The results showed that the firing of two distinct types of inhibitory neurons, known as somatostatin (SOM) and parvalbumin (PV) neurons, has a strong correlation with the start and end of a period of foraging behavior.
Key to solving that problem is a mouse model developed in the laboratory of CSHL Professor Z. Josh Huang. The mouse has a genetic modification that allows investigators to target a specific population of neurons with any protein of interest.

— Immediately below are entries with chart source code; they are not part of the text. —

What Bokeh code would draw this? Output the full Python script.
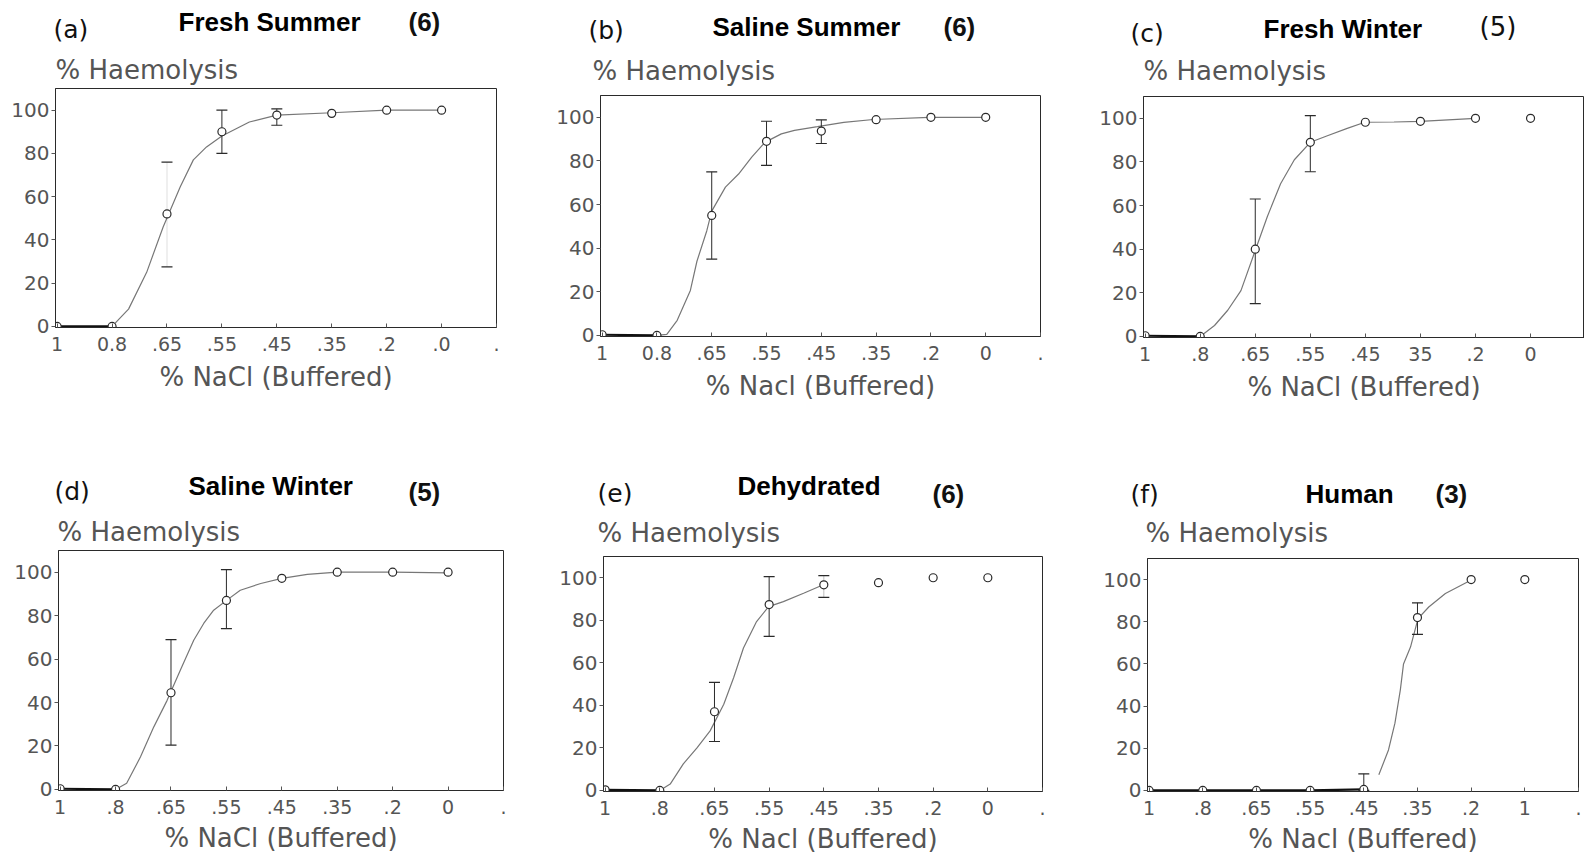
from bokeh.plotting import figure
from bokeh.models import FixedTicker, Range1d
from bokeh.layouts import column, row
from bokeh.core.properties import value
from bokeh.embed import file_html
from bokeh.resources import INLINE

# ---------------- data ----------------
tick_positions = [0, 1, 2, 3, 4, 5, 6, 7, 8]
point_x = [0, 1, 2, 3, 4, 5, 6, 7]

ticks_a = ["1", "0.8", ".65", ".55", ".45", ".35", ".2", ".0", "."]
ticks_b = ["1", "0.8", ".65", ".55", ".45", ".35", ".2", "0", "."]
ticks_c = ["1", ".8", ".65", ".55", ".45", "35", ".2", "0", "."]
ticks_d = ["1", ".8", ".65", ".55", ".45", ".35", ".2", "0", "."]
ticks_e = ["1", ".8", ".65", ".55", ".45", ".35", ".2", "0", "."]
ticks_f = ["1", ".8", ".65", ".55", ".45", ".35", ".2", "1", "."]

# mean % haemolysis at each concentration
y_a = [0, 0, 52, 90, 97.7, 98.5, 100, 100]
y_b = [0.3, 0, 55, 89, 93.7, 98.9, 100, 100]
y_c = [0.3, 0, 40, 89, 98.2, 98.6, 100, 100]
y_d = [0.3, 0, 44.5, 87, 97.2, 100, 100, 100]
y_e = [0.3, 0, 37, 87.4, 96.7, 97.7, 100, 100]
y_f = [0, 0, 0, 0, 0.5, 82, 100, 100]

# error bars (index, lower, upper)
err_x_a = [2, 3, 4]
err_lo_a = [27.5, 80, 93]
err_hi_a = [76, 100, 100.6]
err_x_b = [2, 3, 4]
err_lo_b = [35, 78, 88]
err_hi_b = [75, 98.2, 98.8]
err_x_c = [2, 3]
err_lo_c = [15, 75.5]
err_hi_c = [63, 101.2]
err_x_d = [2, 3]
err_lo_d = [20.4, 74]
err_hi_d = [69, 101.2]
err_x_e = [2, 3, 4]
err_lo_e = [23, 72.4, 90.8]
err_hi_e = [50.8, 100.5, 101]
err_x_f = [4, 5]
err_lo_f = [0, 74]
err_hi_f = [7.9, 89]

# fitted curves
curve_x_a = [1, 1.3, 1.63, 1.93, 2.24, 2.48, 2.72, 3, 3.5, 4, 5, 6, 7]
curve_y_a = [0, 8, 25, 46, 64.5, 77, 83, 88, 94.5, 97.7, 98.8, 100, 100]
curve_x_b = [1, 1.18, 1.37, 1.61, 1.73, 1.91, 2.0, 2.25, 2.49, 2.73, 2.97, 3.27, 3.51, 3.93, 4.41, 4.95, 5.97, 6.98]
curve_y_b = [0, 0.5, 6.9, 20.6, 34, 48, 57, 68, 74, 81.7, 88.5, 92.4, 94, 95.7, 97.7, 99, 100, 100]
curve_x_c = [1, 1.26, 1.5, 1.74, 1.98, 2.22, 2.46, 2.71, 3.0, 3.31, 3.67, 3.99, 4.52, 5.0, 6.0]
curve_y_c = [0, 5, 12, 21, 38, 55, 70, 81, 89, 92, 95.4, 98.2, 98.3, 98.6, 100]
curve_x_d = [1, 1.2, 1.45, 1.69, 1.93, 2.17, 2.41, 2.59, 2.77, 2.99, 3.25, 3.62, 4.0, 4.46, 5.0, 6.0, 7.0]
curve_y_d = [0, 2.8, 15, 28.8, 41, 55, 68.7, 76.4, 82.5, 86.8, 91.7, 94.8, 97.2, 99, 100, 100, 99.7]
curve_x_e = [1, 1.19, 1.43, 1.68, 1.92, 2.17, 2.35, 2.53, 2.77, 2.99, 3.26, 3.63, 3.98]
curve_y_e = [0, 3, 12.5, 20, 28, 40.5, 53, 67, 79.4, 86.4, 88.8, 92.7, 96.6]
curve_x_f = [4.28, 4.46, 4.58, 4.68, 4.74, 4.87, 5.01, 5.21, 5.52, 6.02]
curve_y_f = [7.4, 19.2, 31.9, 47.6, 60, 68, 81.5, 87, 93.4, 100]

# number of leading points joined by the dark flat line
flat_n = {"a": 2, "b": 2, "c": 2, "d": 2, "e": 2, "f": 5}

# header texts
letters = ["(a)", "(b)", "(c)", "(d)", "(e)", "(f)"]
names = ["Fresh Summer", "Saline Summer", "Fresh Winter", "Saline Winter", "Dehydrated", "Human"]
sizes_n = ["(6)", "(6)", "(5)", "(5)", "(6)", "(3)"]
n_bold = [True, True, False, True, True, True]
x_labels = ["% NaCl (Buffered)", "% Nacl (Buffered)", "% NaCl (Buffered)",
            "% NaCl (Buffered)", "% Nacl (Buffered)", "% Nacl (Buffered)"]
y_label = "% Haemolysis"

# ---------------- layout (pixels) ----------------
PAGE_W = 1584
HEAD1_H, HEAD2_H = 87, 121
ROW1_H, ROW2_H = 341, 307
# header text anchor positions (x, y) for letter, name, n, y-label
head_pos = [
    [(53, 29), (178, 21), (408, 21), (55, 69)],
    [(588, 30), (712, 26), (943, 26), (592, 70)],
    [(1130, 33), (1263, 28), (1479, 26), (1143, 70)],
    [(54, 63), (188, 57), (408, 63), (57, 103)],
    [(597, 65), (737, 57), (932, 65), (597, 104)],
    [(1130, 66), (1305, 65), (1435, 65), (1145, 104)],
]

panels = [
    dict(key="a", ticks=ticks_a, y=y_a, ex=err_x_a, elo=err_lo_a, ehi=err_hi_a,
         stem_alpha=[0.15, 1, 1], cx=curve_x_a, cy=curve_y_a,
         w=548, h=ROW1_H, mbl=55, mbr=52, mbt=1, mbb=101, xend=8.0),
    dict(key="b", ticks=ticks_b, y=y_b, ex=err_x_b, elo=err_lo_b, ehi=err_hi_b,
         stem_alpha=[1, 1, 1], cx=curve_x_b, cy=curve_y_b,
         w=540, h=ROW1_H, mbl=52, mbr=48, mbt=8, mbb=92, xend=8.0),
    dict(key="c", ticks=ticks_c, y=y_c, ex=err_x_c, elo=err_lo_c, ehi=err_hi_c,
         stem_alpha=[1, 1], cx=curve_x_c, cy=curve_y_c,
         w=496, h=ROW1_H, mbl=55, mbr=0, mbt=9, mbb=91, xend=7.98),
    dict(key="d", ticks=ticks_d, y=y_d, ex=err_x_d, elo=err_lo_d, ehi=err_hi_d,
         stem_alpha=[1, 1], cx=curve_x_d, cy=curve_y_d,
         w=548, h=ROW2_H, mbl=58, mbr=45, mbt=1, mbb=66, xend=8.0),
    dict(key="e", ticks=ticks_e, y=y_e, ex=err_x_e, elo=err_lo_e, ehi=err_hi_e,
         stem_alpha=[1, 1, 0.3], cx=curve_x_e, cy=curve_y_e,
         w=540, h=ROW2_H, mbl=55, mbr=46, mbt=7, mbb=65, xend=8.0),
    dict(key="f", ticks=ticks_f, y=y_f, ex=err_x_f, elo=err_lo_f, ehi=err_hi_f,
         stem_alpha=[1, 1], cx=curve_x_f, cy=curve_y_f,
         w=496, h=ROW2_H, mbl=59, mbr=6, mbt=9, mbb=64, xend=8.0),
]

INK = "#2a2a2a"
GREY = "#555555"


def no_align(fig):
    try:
        fig.frame_align = False
    except Exception:
        pass


def make_header(idx, height):
    h = figure(width=PAGE_W, height=height, output_backend="svg",
               toolbar_location=None, title_location=None,
               x_range=Range1d(0, PAGE_W), y_range=Range1d(height, 0),
               x_axis_location=None, y_axis_location=None, min_border=0)
    no_align(h)
    h.outline_line_color = None
    h.xgrid.visible = False
    h.ygrid.visible = False
    h.background_fill_color = "white"
    h.border_fill_color = "white"
    for i in idx:
        (lx, ly), (tx, ty), (nx, ny), (hx, hy) = head_pos[i]
        h.text(x=[lx], y=[ly], text=[letters[i]], text_font=value("DejaVu Sans"),
               text_font_size="25px", text_color="#111111", text_baseline="alphabetic")
        h.text(x=[tx], y=[ty], text=[names[i]], text_font=value("Liberation Sans"),
               text_font_style="bold", text_font_size="26px", text_color="#000000",
               text_baseline="alphabetic")
        h.text(x=[nx], y=[ny], text=[sizes_n[i]],
               text_font=value("Liberation Sans" if n_bold[i] else "DejaVu Sans"),
               text_font_style="bold" if n_bold[i] else "normal",
               text_font_size="26px", text_color="#111111", text_baseline="alphabetic")
        h.text(x=[hx], y=[hy], text=[y_label], text_font=value("DejaVu Sans"),
               text_font_size="26px", text_color=GREY, text_baseline="alphabetic")
    return h


def make_panel(i, c):
    top_row = i < 3
    p = figure(width=c["w"], height=c["h"], output_backend="svg",
               toolbar_location=None, title_location=None,
               x_range=Range1d(-0.03, c["xend"]), y_range=Range1d(-0.5, 110),
               min_border=0)
    no_align(p)
    p.min_border_left = c["mbl"]
    p.min_border_right = c["mbr"]
    p.min_border_top = c["mbt"]
    p.min_border_bottom = c["mbb"]
    p.background_fill_color = "white"
    p.border_fill_color = "white"
    p.outline_line_color = INK
    p.outline_line_width = 1
    p.xgrid.visible = False
    p.ygrid.visible = False

    xa = p.xaxis[0]
    xa.ticker = FixedTicker(ticks=tick_positions)
    xa.major_label_overrides = {t: s for t, s in zip(tick_positions, c["ticks"])}
    xa.major_tick_in = 4
    xa.major_tick_out = 0
    xa.minor_tick_line_color = None
    xa.axis_line_color = INK
    xa.major_tick_line_color = GREY
    xa.major_label_text_font = "DejaVu Sans"
    xa.major_label_text_font_size = "19px"
    xa.major_label_text_color = GREY
    xa.major_label_standoff = 9
    xa.axis_label = x_labels[i]
    xa.axis_label_text_font = "DejaVu Sans"
    xa.axis_label_text_font_size = "26px"
    xa.axis_label_text_font_style = "normal"
    xa.axis_label_text_color = GREY
    xa.axis_label_standoff = 8 if top_row else 6

    ya = p.yaxis[0]
    ya.ticker = FixedTicker(ticks=[0, 20, 40, 60, 80, 100])
    ya.major_tick_in = 0
    ya.major_tick_out = 4
    ya.minor_tick_line_color = None
    ya.axis_line_color = INK
    ya.major_tick_line_color = GREY
    ya.major_label_text_font = "DejaVu Sans"
    ya.major_label_text_font_size = "20px"
    ya.major_label_text_color = GREY
    ya.major_label_standoff = 2

    p.line(c["cx"], c["cy"], line_color="#777777", line_width=1.2)
    k = flat_n[c["key"]]
    p.line(point_x[:k], c["y"][:k], line_color="#111111", line_width=2.2)

    p.segment(x0=c["ex"], y0=c["elo"], x1=c["ex"], y1=c["ehi"],
              line_color=INK, line_width=1, line_alpha=c["stem_alpha"])
    p.scatter(c["ex"], c["elo"], marker="dash", size=11, line_color=INK, line_width=1.2)
    p.scatter(c["ex"], c["ehi"], marker="dash", size=11, line_color=INK, line_width=1.2)

    p.scatter(point_x, c["y"], marker="circle", size=8, fill_color="white",
              line_color=INK, line_width=1.2)
    return p


mains = [make_panel(i, c) for i, c in enumerate(panels)]
layout = column(make_header([0, 1, 2], HEAD1_H),
                row(mains[0], mains[1], mains[2]),
                make_header([3, 4, 5], HEAD2_H),
                row(mains[3], mains[4], mains[5]))

open("out.html", "w").write(file_html(layout, INLINE))
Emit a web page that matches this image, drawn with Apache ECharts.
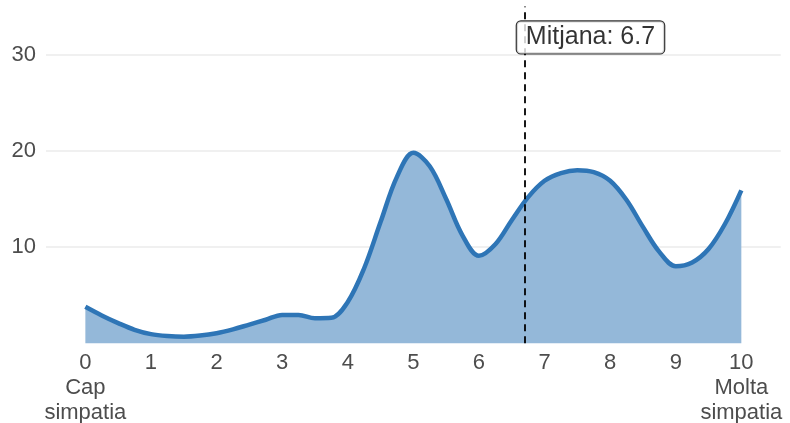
<!DOCTYPE html>
<html>
<head>
<meta charset="utf-8">
<script src="https://cdn.jsdelivr.net/npm/echarts@6/dist/echarts.min.js"></script>
<style>
html,body{margin:0;padding:0;background:#fff;}
#chart{width:790px;height:423px;}
</style>
</head>
<body>
<div id="chart"></div>
<script>
// Data
const xValues = [0,0.25,0.5,0.75,1,1.25,1.5,1.75,2,2.25,2.5,2.75,3,3.25,3.5,3.75,4,4.25,4.5,4.75,5,5.25,5.5,5.75,6,6.25,6.5,6.75,7,7.25,7.5,7.75,8,8.25,8.5,8.75,9,9.25,9.5,9.75,10];
const density = [3.8,2.9,2.1,1.4,0.95,0.75,0.68,0.8,1.05,1.45,1.95,2.45,2.95,2.95,2.6,2.65,4.3,7.8,12.6,17.3,19.8,18.4,15.0,11.2,9.1,10.3,12.8,15.2,16.9,17.7,18.0,17.8,16.9,14.9,12.1,9.5,8.0,8.4,9.8,12.4,15.9];
const xTicks = [0,1,2,3,4,5,6,7,8,9,10];
const xTickLabels = {0:'0\nCap\nsimpatia', 10:'10\nMolta\nsimpatia'};
const yTicks = [10,20,30];
const meanValue = 6.7;
const meanLabel = 'Mitjana: 6.7';
const meanLabelY = 31.8;

const font = '"Liberation Sans", Arial, sans-serif';
const chart = echarts.init(document.getElementById('chart'), null, {renderer:'canvas'});
chart.setOption({
  animation:false,
  grid:{left:46, right:9.3, top:6.6, bottom:79.7, containLabel:false, outerBoundsMode:'none'},
  xAxis:{
    type:'value', min:-0.6, max:10.6,
    axisLine:{show:false}, axisTick:{show:false}, splitLine:{show:false},
    axisLabel:{
      customValues:xTicks,
      fontFamily:font, fontSize:22, color:'#4d4d4d', lineHeight:25, margin:7,
      formatter:function(v){ return xTickLabels[v] !== undefined ? xTickLabels[v] : String(v); }
    }
  },
  yAxis:{
    type:'value', min:0, max:35, interval:10,
    axisLine:{show:false}, axisTick:{show:false},
    splitLine:{show:true, lineStyle:{color:['rgba(0,0,0,0)','#ebebeb','#ebebeb','#ebebeb','rgba(0,0,0,0)'], width:1.5}},
    axisLabel:{
      customValues:yTicks,
      fontFamily:font, fontSize:22, color:'#4d4d4d', margin:10
    }
  },
  series:[
    {
      type:'line',
      data:xValues.map((x,i)=>[x,density[i]]),
      smooth:0.35,
      showSymbol:false,
      lineStyle:{color:'#2e75b6', width:4.5},
      areaStyle:{color:'#94b8d9', opacity:1},
      z:2,
      markLine:{
        silent:true, symbol:['none','none'],
        label:{show:false},
        lineStyle:{color:'#000', type:[7,5], width:1.8},
        data:[{xAxis:meanValue}],
        z:3
      }
    },
    {
      type:'scatter',
      data:[[meanValue, meanLabelY]],
      symbolSize:0,
      z:10,
      label:{
        show:true,
        formatter:meanLabel,
        position:[-8,0],
        align:'left', verticalAlign:'middle',
        fontFamily:font, fontSize:25, color:'#000',
        backgroundColor:'#fff', borderColor:'#000', borderWidth:1.2, borderRadius:4,
        padding:[4,9,3,9]
      }
    }
  ]
});
</script>
</body>
</html>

Kepecs' group, led by postdocs Duda Kvitsiani and Sachin Ranade, used this mouse to label specific neuron types in the ACC with a light-activated protein - a technique known as optogenetic tagging. Whenever they shone light onto the brains of the mice they were recording from, only the tagged PV and SOM neurons responded promptly with a 'spike' in their activity, enabling the researchers to pick them out from the vast diversity of cellular responses seen at any given moment.
The team recorded neural activity in the ACC of these mice while they engaged in foraging behavior. They discovered that the PV and SOM inhibitory neurons responded around the time of the foraging decisions-in other words whether to stay and drink or go and explore elsewhere.
Specifically, when the mice entered an area where they could collect a water reward, SOM inhibitory neurons shut down and entered a period of low-level activity, thereby opening a 'gate' for information to flow in to ACC. When the mice decided to leave that area and look elsewhere, PV inhibitory neurons fired and abruptly reset cell activity.
This is an important advance, addressing a problem in behavioral neuroscience that scientists call "the cortical response zoo." When researchers record neural activity in cortex during behavior, and they don't know which type of neurons they are recording from, a bewildering array of responses is seen. This greatly complicates the task of interpretation.
Hence the significance of the Kepecs team's results, for the first time showing that specific cortical neuron types can be linked to specific aspects of behavior.
"We think about the brain and behavior in terms of levels; what the cell types are and the circuits or networks they form; which regions of the brain they are in; and what behavior is modulated by them," explained Kepecs.
"By observing that the activity of specific cell types in the prefrontal cortex is correlated with a behavioral period, we have identified a link between these levels," he added.
The research was published online in Nature.